In his opening remarks, he praised the witnesses who gave evidence, along with Pte Benson’s family.

He said there were evidential difficulties in holding an inquest 23 years after the soldier’s death.

He said: “Memories fade in time. Some witnesses have died and some have not been traced.”

Exploring Pte Benton’s early life, the coroner repeated evidence of how a teenage Sean twice took drugs overdoses.

The first incident was seen as a “cry for help”. He took a second overdose a fortnight later, although a psychiatrist said there were no major causes for alarm.

Referencing evidence about his time at Deepcut, the coroner said the young soldier was described by colleagues as “cocksure” and “likeable”, although he had run-ins with senior staff.

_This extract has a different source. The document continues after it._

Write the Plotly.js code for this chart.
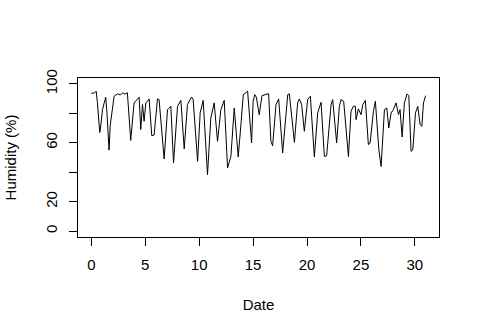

The coroner said: “There’s no doubt Sean was an engaging personality.”

Witnesses described severe reprimands for trainees and bullying by officers.

Mr Rook said morale among trainees at Deepcut was “very low”, and added: “The result was, unsurprisingly, animosity towards the regime.”

He is due to complete his ruling on Wednesday afternoon.

The conduct of one of Pte Benton’s Deepcut instructors was key in the investigation into his death, Mr Rook said.

Sergeant Andrew Gavaghan had an alter ego and was prone to changes in temper, the court heard.

Pte Benton’s former Deepcut colleagues and witnesses gave accounts of physical and verbal abuse by the instructor.

Mr Rook said: “What made Sgt Gavaghan particularly memorable was his use of a management tool – play-acting his ‘twin brother’.

“What was striking from the evidence was Sgt Gavaghan’s change of persona from nice one moment to frightening the next. At times he did lose control of himself.”

Mr Rook said Sgt Gavaghan was not the only senior officer or non-commissioned officer to punish trainees, adding there were others who spoke favourably of him.

The coroner said: “Not all witnesses spoke ill of Sgt Gavaghan – he was clearly a man of two sides.

“But a closer check should have been made on Sgt Gavaghan’s (treatment) of the trainees. It’s clear this lack of appropriate monitoring contributed to his abuse of authority.”

Sgt Gavaghan has denied allegations of abusive behaviour.